The Origins of Higa’s SOS
Spencer Higa developed the SOS fly while targeting trout in Utah’s waters. “SOS” aptly stands for “Save Our Skins.” The name reflects the fly’s ability to produce fish when nothing else seems to work. The original design was intended as a general attractor pattern, imitating various aquatic insects in the nymph stage. Over the years, it has been embraced by anglers for its simplicity, effectiveness, and versatility.
This variation builds upon the original’s fundamentals, introducing some updated materials and minor adjustments for a flashier, more durable fly.

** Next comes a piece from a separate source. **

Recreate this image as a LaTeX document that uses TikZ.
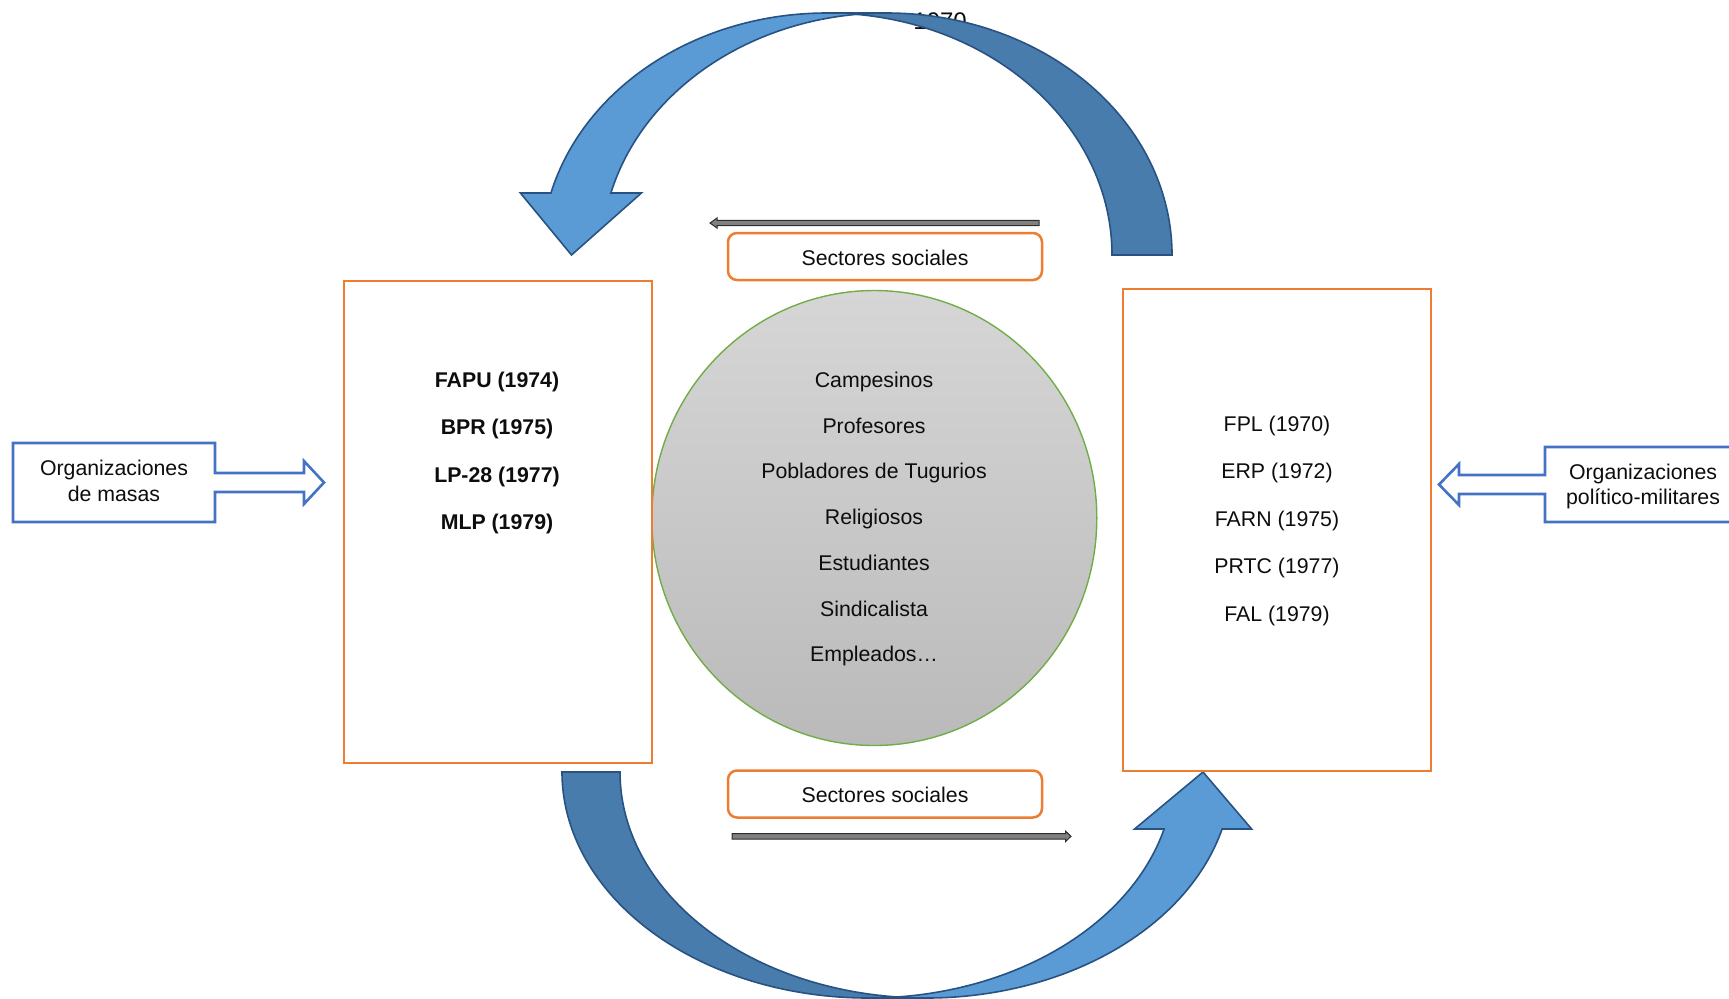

Materials Needed for Higa’s SOS
To tie this pattern, you’ll need the following materials:
- Thread: 70 Denier black thread
- Hook: Hanak H 300 Czech Nymph Hook (size 14 used here, but sizes 14-18 work well)
- Bead: Fulling Mill 3.2 mm Slotted Tungsten Bead in Silver (round beads also work)
- Tail: Whiting Farms Coq de Leon fibers
- Ribbing: UTC silver wire
- Wing Case: Red Thin Skin
- Thorax: Hareline Peacock Black Ice Dubbing
- Legs: Black Crystal Flash
- Finish: Loon Flow UV resin
Steps for Tying Higa’s SOS
If you’re looking to tie Higa’s SOS, you’re in the right place! You can watch my step-by-step video tutorial for a detailed walk through, or follow the instructions I’ve outlined below to create this versatile nymph. Whether you’re a seasoned tier or just getting started, this guide will help you craft a reliable fly that’s perfect for fooling trout in a variety of conditions.
Prepare the Hook and Bead
Secure the slotted tungsten bead onto the hook, with the slot positioned upward. Lay a smooth thread base from behind the bead down to the start of the hook’s curve.
Tie in the Tail
Start by laying a thread base from just behind the bead to slightly past the start of the hook bend. Pull 7–10 Coq de Leon fibers for the tail (ideal for a size 14 hook to create a substantial tail). Use a pinch wrap to secure the tail fibers. Adjust as needed to ensure proper alignment. Wrap your thread back up to the bead, keeping it flat and even for a smooth base
Add the Ribbing
Insert your silver wire right into the slot of the bead. Secure it with a few thread wraps. Then, keep your thread flat and wrap it all the way back to the tail. Once you reach the tail, slide the thread under the tail and loop it back over. This secures everything in place and splays out the tail. Keep the tread flat. Wrap all the way back up to the bead. This will form the black body of the fly.
Segment the Fly
Segment the fly by making even turns with your silver wire all the way back to the bead. Secure the wire in place and helicopter the excess.
Create the Wing Case and Legs
Cut a thin strip of Red Thin Skin and tie it in just behind the bead. Add one piece of black crystal flash. Secure it on one side of the hook. Then loop it over the bead and secure it on the opposite side. Trim the loop to form legs, leaving final adjustments for later.
Build the Thorax
With the legs tied in, make a small dubbing loop with the black ice dubbing. Form the thorax by making three or four wraps with the ice dubbing.
Finish the Wing Case and Legs
Keeping the legs splayed, carefully fold the thin skin forward to create the wing case. Secure with a few thread wraps just behind the bead before snipping off the excess.
Apply the UV Resin
Coat the thread wraps and wing case with Loon Flow UV resin, then cure it with a UV light for added durability.
Thanks for reading. Spend more time on the water!